Much has been made of the city’s dearth of industrial space in the past, and of the need to not only conserve what industrial space we have, but actively seek to expand our industrial base by recruiting more industry to the city. Presumably, this is why the City Council voted down a request on March 13 to rezone 7.5 acres of land on Squalicum Parkway from industrial to a commercial-residential usage.
These are all cogent points.
But when the opportunity comes to replace an industrial pocket surrounded by neighborhoods and a future park with a forward-thinking mixed-use commercial and residential project, sometimes you trade in those 7.5 industrial acres for something better. And that’s what Mike Allsop’s Squalicum Lofts project was — better.
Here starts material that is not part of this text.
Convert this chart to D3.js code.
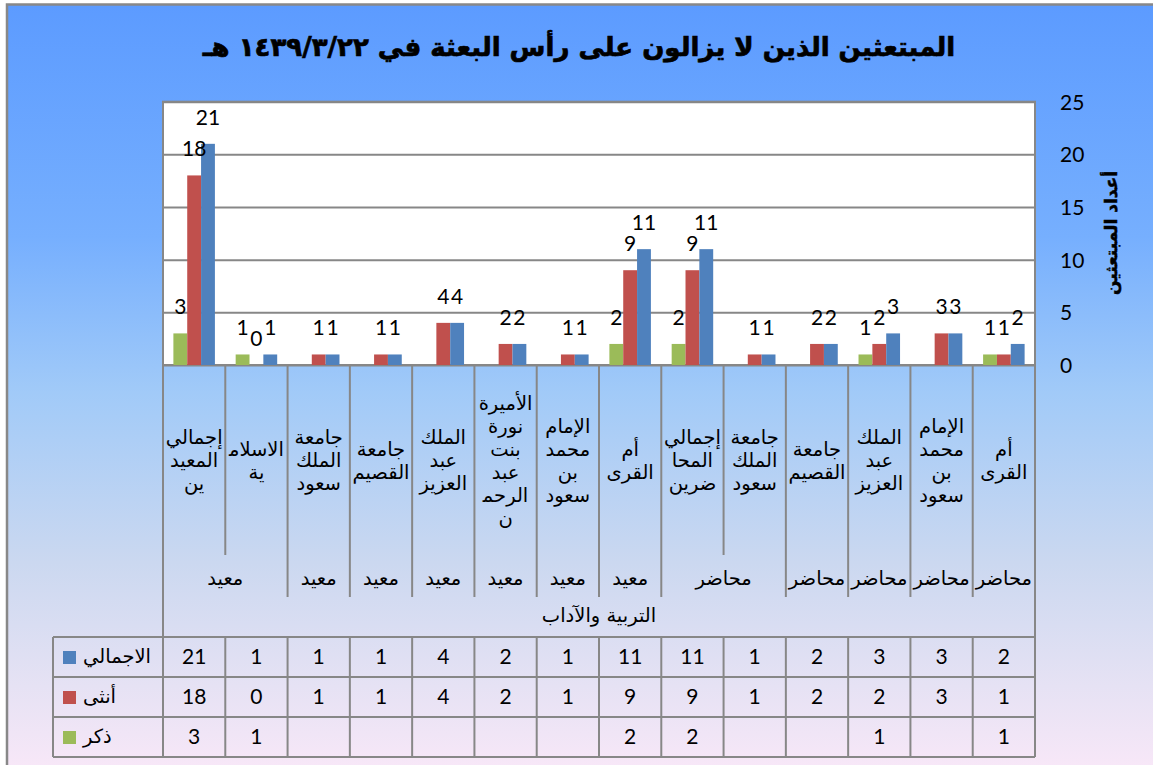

Better than the industrial use the land is zoned for. Why? Because the parcel is surrounded by the Birchwood and Columbia neighborhoods, and is adjacent to the future Squalicum Creek Park ballfields complex. Allsop will now proceed with moving his family’s manufacturing company, Allsop, Inc., from Meridian Street to the site. Will the neighbors really feel that an industrial complex is a better neighbor than Squalicum Lofts would have been, once the industrial complex is built? We doubt it, and assume the same neighborhood associations will attempt to prevent this complex from happening as well; given the zoning and the city’s stated desire to not lose industrial land, we think these residents may have made a grave mistake.
Better for the environment. Anyone who has spent a gorgeous fall day watching chum salmon hurdle the falls at Cornwall Park knows Squalicum Creek is vital salmon habitat. The Squalicum Lofts was a low-impact development designed to make as little impact on the surrounding area as possible; more than 50 percent of the site’s 7.5 acres was designated as open or green space. One can reasonably assume the resulting industrial site will not be nearly as forgiving to the environment.
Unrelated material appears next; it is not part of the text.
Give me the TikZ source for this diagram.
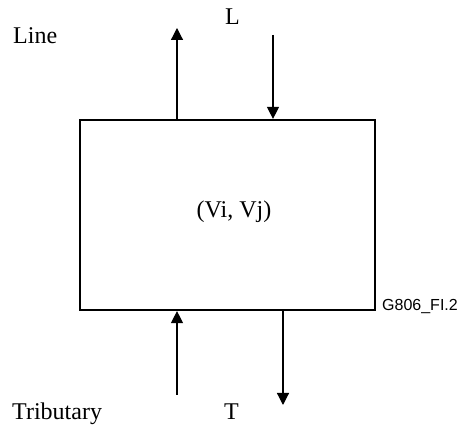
\documentclass[tikz,border=0pt]{standalone}
\usepackage{fontspec}
\setmainfont{Liberation Serif}
\setsansfont{Liberation Sans}
\usetikzlibrary{arrows.meta,positioning}

\begin{document}
\begin{tikzpicture}[
  x=1pt, y=-1pt,
  font=\fontsize{24}{28}\selectfont,
  fnbox/.style={draw, line width=2.2pt, minimum width=295pt, minimum height=190pt, inner sep=0pt},
  lbl/.style={inner sep=0pt, anchor=base west},
  arr/.style={-{Triangle[length=12pt,width=12pt]}, line width=1.2pt}
]
\useasboundingbox (0,0) rectangle (459,430);
\node[fnbox] (fn) at (227.5,215) {};
\node[lbl, anchor=base] (fnname) at (234,218) {(Vi, Vj)};
\node[lbl] (line) at (13,44) {Line};
\node[lbl] (lnam) at (225,25) {L};
\node[lbl] (trib) at (12,420) {Tributary};
\node[lbl] (tnam) at (224,420) {T};
\node[lbl, font=\sffamily\fontsize{16}{19}\selectfont] (fig) at (382,311) {G806\_FI.2};
% free ends of the connectors
\coordinate (lout) at (177,28);
\coordinate (lin) at (273,35);
\coordinate (tin) at (177,395);
\coordinate (tout) at (283,405);
\draw[arr] (fn.north -| lout) -- (lout);
\draw[arr] (lin) -- (fn.north -| lin);
\draw[arr] (tin) -- (fn.south -| tin);
\draw[arr] (fn.south -| tout) -- (tout);
\end{tikzpicture}
\end{document}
Better for the city. Infill and the urban-village concepts, now so commonly viewed as ways of preventing sprawl, only work if you actually try them. Projects like Squalicum Lofts and Fairhaven Highlands could have added much-needed population centers without having to expand or annex. Of course, Southsiders are much more open to Squalicum Lofts, and Columbia residents might very well feel infill sounds like a great idea — in Fairhaven. But in their neighborhoods? No dice.
The only recourse Allsop now has is worse for the city and surrounding neighborhoods.